-------- SUPPLIED INFORMATION --------

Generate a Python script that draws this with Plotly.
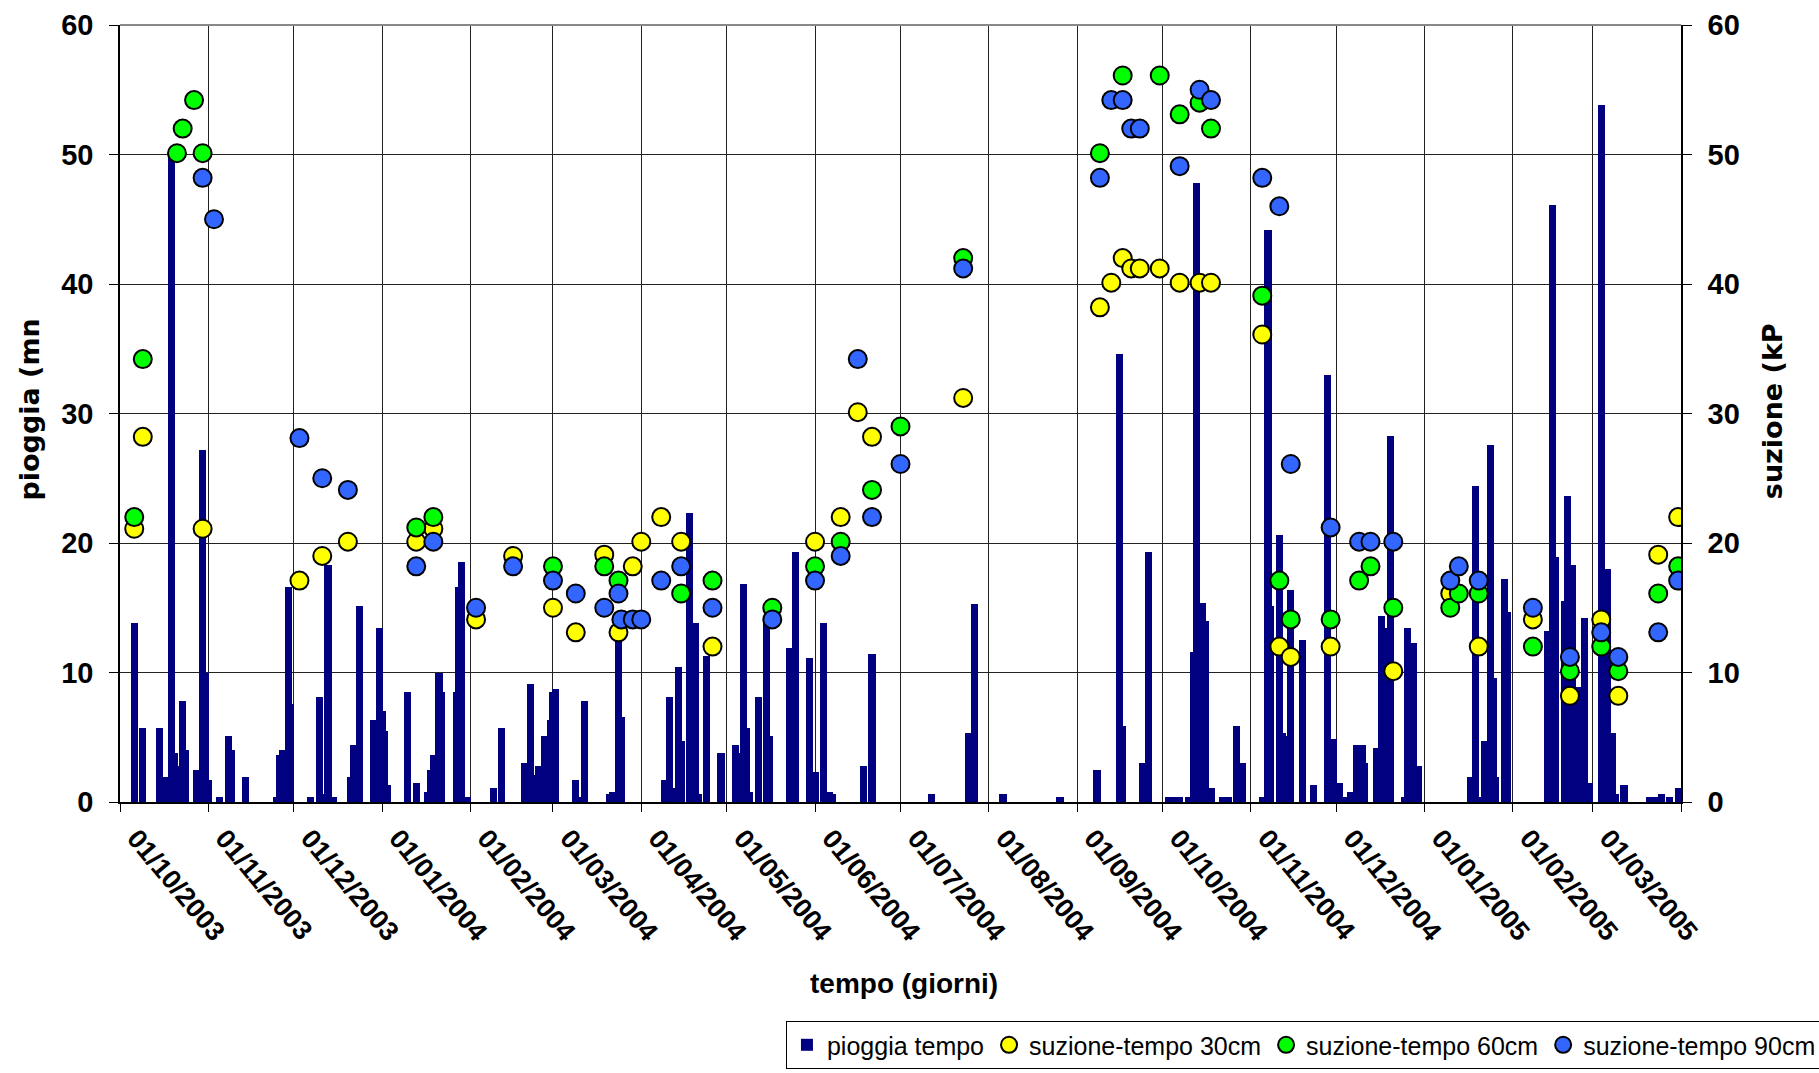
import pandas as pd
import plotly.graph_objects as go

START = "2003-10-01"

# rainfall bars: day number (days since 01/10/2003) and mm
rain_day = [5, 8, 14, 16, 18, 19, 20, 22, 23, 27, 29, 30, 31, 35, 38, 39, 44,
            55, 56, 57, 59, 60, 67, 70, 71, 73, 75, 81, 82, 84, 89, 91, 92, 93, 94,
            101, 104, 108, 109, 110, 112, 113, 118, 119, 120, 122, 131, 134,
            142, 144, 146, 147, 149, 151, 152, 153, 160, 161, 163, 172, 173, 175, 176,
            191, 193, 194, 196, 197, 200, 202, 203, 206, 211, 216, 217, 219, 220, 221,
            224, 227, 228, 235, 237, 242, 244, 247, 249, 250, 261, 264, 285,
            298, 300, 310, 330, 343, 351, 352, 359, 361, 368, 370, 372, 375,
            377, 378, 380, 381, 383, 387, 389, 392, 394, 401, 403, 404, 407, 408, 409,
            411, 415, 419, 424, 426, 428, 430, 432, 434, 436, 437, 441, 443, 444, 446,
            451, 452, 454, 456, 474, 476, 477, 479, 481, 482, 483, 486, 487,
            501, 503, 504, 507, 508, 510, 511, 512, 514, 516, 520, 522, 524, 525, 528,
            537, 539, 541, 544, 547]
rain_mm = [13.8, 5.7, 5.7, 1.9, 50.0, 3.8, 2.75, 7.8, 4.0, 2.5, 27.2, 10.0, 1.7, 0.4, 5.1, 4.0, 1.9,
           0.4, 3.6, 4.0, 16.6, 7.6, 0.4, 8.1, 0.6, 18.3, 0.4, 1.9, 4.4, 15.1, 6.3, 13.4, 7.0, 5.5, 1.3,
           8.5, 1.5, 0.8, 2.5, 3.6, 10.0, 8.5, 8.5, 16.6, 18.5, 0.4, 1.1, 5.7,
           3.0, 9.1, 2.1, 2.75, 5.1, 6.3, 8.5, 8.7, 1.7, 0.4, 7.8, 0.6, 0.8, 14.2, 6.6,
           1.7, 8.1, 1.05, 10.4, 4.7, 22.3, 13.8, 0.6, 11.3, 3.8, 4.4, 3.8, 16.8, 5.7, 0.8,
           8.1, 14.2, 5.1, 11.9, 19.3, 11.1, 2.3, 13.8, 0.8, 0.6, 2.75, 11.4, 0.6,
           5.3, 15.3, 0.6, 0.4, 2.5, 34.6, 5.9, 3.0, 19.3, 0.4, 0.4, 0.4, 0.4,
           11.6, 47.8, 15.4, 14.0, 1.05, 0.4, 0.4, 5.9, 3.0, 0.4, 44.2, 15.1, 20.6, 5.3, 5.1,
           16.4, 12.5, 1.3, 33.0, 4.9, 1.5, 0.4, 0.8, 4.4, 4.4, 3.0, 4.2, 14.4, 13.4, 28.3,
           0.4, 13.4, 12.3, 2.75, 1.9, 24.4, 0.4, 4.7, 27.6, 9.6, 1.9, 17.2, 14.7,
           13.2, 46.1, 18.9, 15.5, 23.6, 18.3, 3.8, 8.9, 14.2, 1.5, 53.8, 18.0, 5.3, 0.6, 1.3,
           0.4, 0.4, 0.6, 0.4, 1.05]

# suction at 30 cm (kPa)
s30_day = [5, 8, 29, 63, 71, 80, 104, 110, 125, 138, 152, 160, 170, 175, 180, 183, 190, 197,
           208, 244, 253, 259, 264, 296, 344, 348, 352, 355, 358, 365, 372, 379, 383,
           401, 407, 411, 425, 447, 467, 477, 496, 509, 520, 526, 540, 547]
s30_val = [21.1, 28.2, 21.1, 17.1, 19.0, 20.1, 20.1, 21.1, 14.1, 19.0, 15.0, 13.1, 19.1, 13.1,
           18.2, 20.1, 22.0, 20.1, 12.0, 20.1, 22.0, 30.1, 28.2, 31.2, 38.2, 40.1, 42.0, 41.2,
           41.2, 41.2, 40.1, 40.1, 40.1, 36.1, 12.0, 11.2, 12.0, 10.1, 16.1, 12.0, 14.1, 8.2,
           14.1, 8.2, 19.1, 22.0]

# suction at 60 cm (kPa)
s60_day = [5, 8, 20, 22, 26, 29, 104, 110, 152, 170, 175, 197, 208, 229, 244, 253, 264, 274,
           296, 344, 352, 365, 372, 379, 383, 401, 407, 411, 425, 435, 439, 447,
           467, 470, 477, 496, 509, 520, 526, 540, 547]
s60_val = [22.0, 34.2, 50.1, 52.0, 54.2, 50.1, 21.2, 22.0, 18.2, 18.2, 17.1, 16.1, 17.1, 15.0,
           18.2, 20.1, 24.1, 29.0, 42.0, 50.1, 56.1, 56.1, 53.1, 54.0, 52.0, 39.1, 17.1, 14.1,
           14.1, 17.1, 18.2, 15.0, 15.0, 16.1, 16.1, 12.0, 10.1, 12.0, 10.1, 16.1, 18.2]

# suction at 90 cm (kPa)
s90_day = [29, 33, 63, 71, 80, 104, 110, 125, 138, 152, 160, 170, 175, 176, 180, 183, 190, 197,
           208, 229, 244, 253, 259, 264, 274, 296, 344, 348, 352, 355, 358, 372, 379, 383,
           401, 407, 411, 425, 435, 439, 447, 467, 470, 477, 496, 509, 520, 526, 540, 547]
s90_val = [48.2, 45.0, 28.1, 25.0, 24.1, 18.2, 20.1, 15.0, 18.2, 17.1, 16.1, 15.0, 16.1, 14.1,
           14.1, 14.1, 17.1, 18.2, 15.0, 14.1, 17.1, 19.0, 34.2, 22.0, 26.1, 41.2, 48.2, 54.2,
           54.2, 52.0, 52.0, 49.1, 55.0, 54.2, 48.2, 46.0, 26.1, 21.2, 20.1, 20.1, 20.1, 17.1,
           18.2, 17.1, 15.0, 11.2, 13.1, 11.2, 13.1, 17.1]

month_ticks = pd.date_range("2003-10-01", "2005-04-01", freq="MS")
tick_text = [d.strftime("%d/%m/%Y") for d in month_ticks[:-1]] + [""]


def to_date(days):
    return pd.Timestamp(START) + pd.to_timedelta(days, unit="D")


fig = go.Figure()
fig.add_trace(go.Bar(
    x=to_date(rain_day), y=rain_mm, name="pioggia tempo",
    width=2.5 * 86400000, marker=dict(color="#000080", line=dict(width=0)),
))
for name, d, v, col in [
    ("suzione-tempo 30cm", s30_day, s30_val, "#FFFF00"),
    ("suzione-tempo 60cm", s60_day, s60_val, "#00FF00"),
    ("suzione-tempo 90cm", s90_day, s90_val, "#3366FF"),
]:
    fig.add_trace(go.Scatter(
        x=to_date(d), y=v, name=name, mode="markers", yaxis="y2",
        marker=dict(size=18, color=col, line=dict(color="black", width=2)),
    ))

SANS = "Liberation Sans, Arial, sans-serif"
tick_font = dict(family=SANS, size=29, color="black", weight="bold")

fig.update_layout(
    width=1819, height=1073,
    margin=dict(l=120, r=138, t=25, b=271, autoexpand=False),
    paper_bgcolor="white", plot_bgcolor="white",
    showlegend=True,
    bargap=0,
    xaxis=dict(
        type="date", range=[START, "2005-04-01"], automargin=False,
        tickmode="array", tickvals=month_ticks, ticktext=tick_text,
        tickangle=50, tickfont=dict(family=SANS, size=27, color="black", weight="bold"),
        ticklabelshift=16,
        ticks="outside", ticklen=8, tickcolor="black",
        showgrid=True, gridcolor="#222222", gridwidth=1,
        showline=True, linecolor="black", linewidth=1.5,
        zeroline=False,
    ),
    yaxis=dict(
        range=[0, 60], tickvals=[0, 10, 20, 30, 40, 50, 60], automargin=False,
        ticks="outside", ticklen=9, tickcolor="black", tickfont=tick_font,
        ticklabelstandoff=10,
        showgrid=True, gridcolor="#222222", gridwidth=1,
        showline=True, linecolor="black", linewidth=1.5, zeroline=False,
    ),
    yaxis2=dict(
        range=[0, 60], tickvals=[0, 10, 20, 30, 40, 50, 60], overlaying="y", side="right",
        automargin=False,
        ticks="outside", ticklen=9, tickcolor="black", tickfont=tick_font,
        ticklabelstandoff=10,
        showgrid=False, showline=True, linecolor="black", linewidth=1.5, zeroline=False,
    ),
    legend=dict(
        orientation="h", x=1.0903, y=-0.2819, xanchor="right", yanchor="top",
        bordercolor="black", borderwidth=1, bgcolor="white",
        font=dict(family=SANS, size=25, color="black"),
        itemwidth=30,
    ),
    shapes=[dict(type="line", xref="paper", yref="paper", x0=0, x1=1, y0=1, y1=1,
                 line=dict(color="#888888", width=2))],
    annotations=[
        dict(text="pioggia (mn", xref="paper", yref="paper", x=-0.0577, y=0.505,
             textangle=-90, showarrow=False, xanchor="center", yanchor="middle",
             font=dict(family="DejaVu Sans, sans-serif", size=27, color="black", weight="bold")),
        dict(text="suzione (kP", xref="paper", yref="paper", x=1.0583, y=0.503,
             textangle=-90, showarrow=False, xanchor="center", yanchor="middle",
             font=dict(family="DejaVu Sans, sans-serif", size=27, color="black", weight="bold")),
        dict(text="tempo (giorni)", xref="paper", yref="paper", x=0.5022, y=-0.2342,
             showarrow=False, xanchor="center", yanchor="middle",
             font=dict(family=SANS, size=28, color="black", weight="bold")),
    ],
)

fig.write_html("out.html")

--------

# [WRITTEN REQUEST]
Take the material above from its first line through the line holding "0.4, 0.4, 0.6, 0.4, 1.05]" and set it down exactly, without the pictures.

# [TASK ANSWER]
Generate a Python script that draws this with Plotly.
import pandas as pd
import plotly.graph_objects as go

START = "2003-10-01"

# rainfall bars: day number (days since 01/10/2003) and mm
rain_day = [5, 8, 14, 16, 18, 19, 20, 22, 23, 27, 29, 30, 31, 35, 38, 39, 44,
            55, 56, 57, 59, 60, 67, 70, 71, 73, 75, 81, 82, 84, 89, 91, 92, 93, 94,
            101, 104, 108, 109, 110, 112, 113, 118, 119, 120, 122, 131, 134,
            142, 144, 146, 147, 149, 151, 152, 153, 160, 161, 163, 172, 173, 175, 176,
            191, 193, 194, 196, 197, 200, 202, 203, 206, 211, 216, 217, 219, 220, 221,
            224, 227, 228, 235, 237, 242, 244, 247, 249, 250, 261, 264, 285,
            298, 300, 310, 330, 343, 351, 352, 359, 361, 368, 370, 372, 375,
            377, 378, 380, 381, 383, 387, 389, 392, 394, 401, 403, 404, 407, 408, 409,
            411, 415, 419, 424, 426, 428, 430, 432, 434, 436, 437, 441, 443, 444, 446,
            451, 452, 454, 456, 474, 476, 477, 479, 481, 482, 483, 486, 487,
            501, 503, 504, 507, 508, 510, 511, 512, 514, 516, 520, 522, 524, 525, 528,
            537, 539, 541, 544, 547]
rain_mm = [13.8, 5.7, 5.7, 1.9, 50.0, 3.8, 2.75, 7.8, 4.0, 2.5, 27.2, 10.0, 1.7, 0.4, 5.1, 4.0, 1.9,
           0.4, 3.6, 4.0, 16.6, 7.6, 0.4, 8.1, 0.6, 18.3, 0.4, 1.9, 4.4, 15.1, 6.3, 13.4, 7.0, 5.5, 1.3,
           8.5, 1.5, 0.8, 2.5, 3.6, 10.0, 8.5, 8.5, 16.6, 18.5, 0.4, 1.1, 5.7,
           3.0, 9.1, 2.1, 2.75, 5.1, 6.3, 8.5, 8.7, 1.7, 0.4, 7.8, 0.6, 0.8, 14.2, 6.6,
           1.7, 8.1, 1.05, 10.4, 4.7, 22.3, 13.8, 0.6, 11.3, 3.8, 4.4, 3.8, 16.8, 5.7, 0.8,
           8.1, 14.2, 5.1, 11.9, 19.3, 11.1, 2.3, 13.8, 0.8, 0.6, 2.75, 11.4, 0.6,
           5.3, 15.3, 0.6, 0.4, 2.5, 34.6, 5.9, 3.0, 19.3, 0.4, 0.4, 0.4, 0.4,
           11.6, 47.8, 15.4, 14.0, 1.05, 0.4, 0.4, 5.9, 3.0, 0.4, 44.2, 15.1, 20.6, 5.3, 5.1,
           16.4, 12.5, 1.3, 33.0, 4.9, 1.5, 0.4, 0.8, 4.4, 4.4, 3.0, 4.2, 14.4, 13.4, 28.3,
           0.4, 13.4, 12.3, 2.75, 1.9, 24.4, 0.4, 4.7, 27.6, 9.6, 1.9, 17.2, 14.7,
           13.2, 46.1, 18.9, 15.5, 23.6, 18.3, 3.8, 8.9, 14.2, 1.5, 53.8, 18.0, 5.3, 0.6, 1.3,
           0.4, 0.4, 0.6, 0.4, 1.05]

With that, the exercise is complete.